#### Raw data

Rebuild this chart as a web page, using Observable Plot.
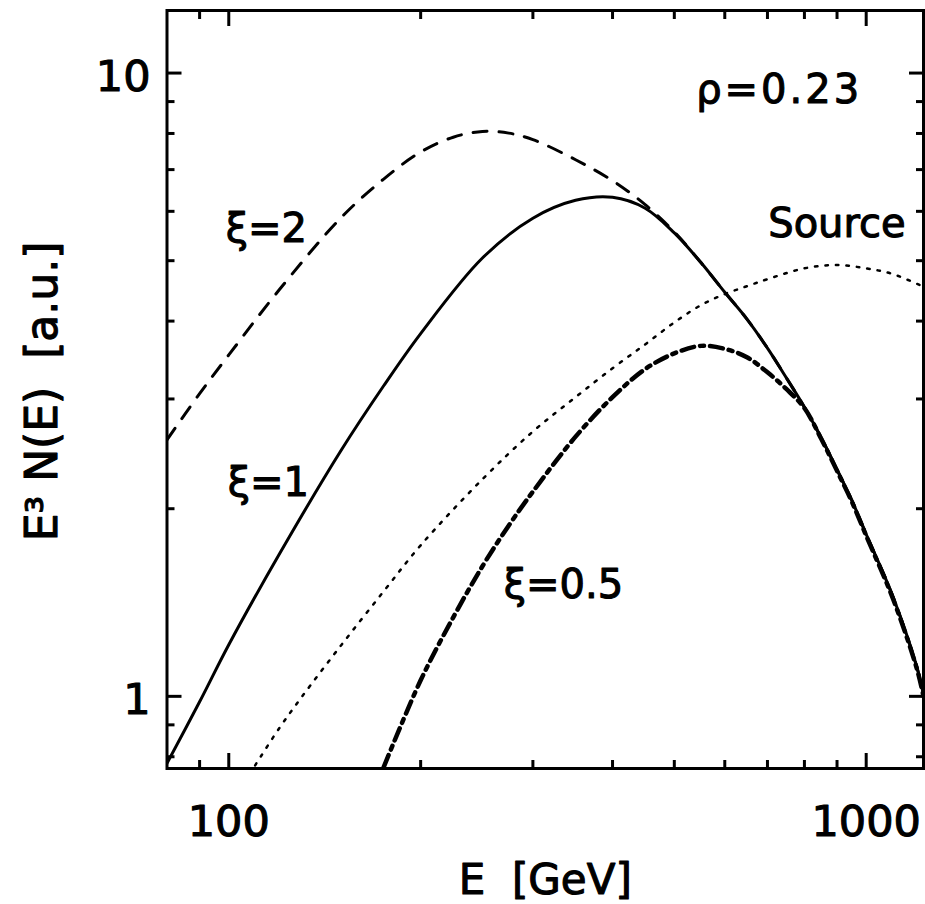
<!DOCTYPE html>
<html><head><meta charset="utf-8">
<script src="https://cdn.jsdelivr.net/npm/d3@7"></script>
<script src="https://cdn.jsdelivr.net/npm/@observablehq/plot@0.6"></script>
<style>html,body{margin:0;padding:0;background:#fff;}</style>
</head><body>
<script>
// ---- data ----
// xi = 1 (solid)
const E_xi1 = [80, 90, 100, 120, 150, 175, 200, 250, 300, 350, 400, 450, 500, 550, 600, 650, 700, 750, 800, 850, 900, 950, 1000, 1100, 1200, 1230];
const N_xi1 = [0.781, 0.98, 1.21, 1.69, 2.48, 3.15, 3.82, 5.05, 5.85, 6.25, 6.32, 6.07, 5.54, 4.97, 4.45, 4.03, 3.62, 3.24, 2.91, 2.60, 2.31, 2.06, 1.82, 1.45, 1.117, 1.007];
// xi = 2 (dashed)
const E_xi2 = [80, 90, 100, 120, 150, 175, 200, 225, 250, 275, 300, 350, 400, 450, 500, 550, 600, 650, 700, 750, 800, 850, 900, 950, 1000, 1100, 1200, 1230];
const N_xi2 = [2.58, 3.06, 3.53, 4.49, 5.86, 6.76, 7.47, 7.89, 8.06, 8.01, 7.82, 7.26, 6.72, 6.15, 5.56, 4.97, 4.45, 4.03, 3.62, 3.24, 2.91, 2.60, 2.31, 2.06, 1.82, 1.45, 1.117, 1.007];
// xi = 0.5 (dash-dot)
const E_xi05 = [175, 200, 225, 250, 275, 300, 350, 400, 450, 500, 550, 600, 650, 700, 750, 800, 850, 900, 950, 1000, 1100, 1200, 1230];
const N_xi05 = [0.77, 1.061, 1.339, 1.617, 1.88, 2.13, 2.61, 3.02, 3.35, 3.55, 3.65, 3.61, 3.50, 3.31, 3.11, 2.90, 2.59, 2.30, 2.05, 1.81, 1.44, 1.11, 1.0];
// Source (dotted)
const E_src = [110, 120, 130, 150, 175, 200, 250, 300, 350, 400, 450, 500, 550, 600, 650, 700, 800, 900, 1000, 1100, 1230];
const N_src = [0.775, 0.889, 0.996, 1.207, 1.474, 1.747, 2.23, 2.66, 3.02, 3.36, 3.67, 3.98, 4.24, 4.42, 4.55, 4.67, 4.86, 4.92, 4.86, 4.76, 4.54];

const xMajorTicks = [100, 1000];
const xMinorTicks = [90, 200, 300, 400, 500, 600, 700, 800, 900];
const yMajorTicks = [1, 10];
const yMinorTicks = [0.8, 0.9, 2, 3, 4, 5, 6, 7, 8, 9];
const xTickLabels = ["100", "1000"];
const yTickLabels = ["1", "10"];

const annotationText = ["\u03BE=2", "\u03BE=1", "\u03BE=0.5", "Source"];
const annotationE = [98.9, 99.6, 270, 702];
const annotationN = [5.36, 2.10, 1.437, 5.45];
const rhoText = "\u03C1=0.23";
const rhoE = 541;
const rhoN = 8.95;

const xLabel = "E  [GeV]";
const yLabel = "E\u00B3 N(E)  [a.u.]";

// ---- build tables ----
const rows = (E, N) => E.map((e, i) => ({E: e, N: N[i]}));
const annotations = annotationText.map((t, i) => ({text: t, E: annotationE[i], N: annotationN[i]}));

const font = "DejaVu Sans";
const tickStyle = {stroke: "black", strokeWidth: 3, fill: "none", label: null};
const ink = {fill: "black", stroke: "black", strokeWidth: 1.1};

const chart = Plot.plot({
  width: 925,
  height: 904,
  marginLeft: 166.5,
  marginRight: 2,
  marginTop: 10,
  marginBottom: 136,
  style: {fontFamily: font, background: "white", color: "black"},
  x: {type: "log", domain: [80, 1230], axis: null},
  y: {type: "log", domain: [0.766, 12.6], axis: null},
  marks: [
    Plot.line(rows(E_src, N_src), {x: "E", y: "N", stroke: "black", strokeWidth: 2.5, strokeDasharray: "2.5,8", curve: "catmull-rom", clip: true}),
    Plot.line(rows(E_xi2, N_xi2), {x: "E", y: "N", stroke: "black", strokeWidth: 3, strokeDasharray: "14,12", curve: "catmull-rom", clip: true}),
    Plot.line(rows(E_xi05, N_xi05), {x: "E", y: "N", stroke: "black", strokeWidth: 4.5, strokeDasharray: "13,6,4,6", curve: "catmull-rom", clip: true}),
    Plot.line(rows(E_xi1, N_xi1), {x: "E", y: "N", stroke: "black", strokeWidth: 3, curve: "catmull-rom", clip: true}),
    Plot.axisX({anchor: "bottom", ticks: xMajorTicks, tickSize: 15, dy: -15, ...tickStyle}),
    Plot.axisX({anchor: "bottom", ticks: xMinorTicks, tickSize: 8, dy: -8, ...tickStyle}),
    Plot.axisX({anchor: "top", ticks: xMajorTicks, tickSize: 15, dy: 15, ...tickStyle}),
    Plot.axisX({anchor: "top", ticks: xMinorTicks, tickSize: 8, dy: 8, ...tickStyle}),
    Plot.axisY({anchor: "left", ticks: yMajorTicks, tickSize: 15, dx: 15, ...tickStyle}),
    Plot.axisY({anchor: "left", ticks: yMinorTicks, tickSize: 8, dx: 8, ...tickStyle}),
    Plot.axisY({anchor: "right", ticks: yMajorTicks, tickSize: 15, dx: -15, ...tickStyle}),
    Plot.axisY({anchor: "right", ticks: yMinorTicks, tickSize: 8, dx: -8, ...tickStyle}),
    Plot.frame({stroke: "black", strokeWidth: 3}),
    Plot.text(xMajorTicks, {x: d => d, frameAnchor: "bottom", dy: 67, lineAnchor: "bottom", text: (d, i) => xTickLabels[i], fontSize: 43, ...ink}),
    Plot.text(yMajorTicks, {y: d => d, frameAnchor: "left", dx: -16.5, dy: 18, textAnchor: "end", lineAnchor: "bottom", text: (d, i) => yTickLabels[i], fontSize: 43, ...ink}),
    Plot.text(annotations, {x: "E", y: "N", text: "text", textAnchor: "start", lineAnchor: "bottom", fontSize: 40, ...ink}),
    Plot.text([rhoText], {x: rhoE, y: rhoN, text: d => d, textAnchor: "start", lineAnchor: "bottom", fontSize: 40, ...ink}),
    Plot.text([xLabel], {frameAnchor: "bottom", dy: 125, lineAnchor: "bottom", text: d => d, fontSize: 42, ...ink}),
    Plot.text([yLabel], {frameAnchor: "left", dx: -124.5, dy: 2, rotate: -90, textAnchor: "middle", lineAnchor: "middle", text: d => d, fontSize: 44, ...ink})
  ]
});
document.body.appendChild(chart);
d3.select(chart).selectAll("text").filter(function () { return this.textContent === rhoText; }).style("letter-spacing", "3px");
</script>
</body></html>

########

[Instruction]:
Find the string "chart" in the listing and return every line that holds it.

[Output below]:
Rebuild this chart as a web page, using Observable Plot.
const chart = Plot.plot({
document.body.appendChild(chart);
d3.select(chart).selectAll("text").filter(function () { return this.textContent === rhoText; }).style("letter-spacing", "3px");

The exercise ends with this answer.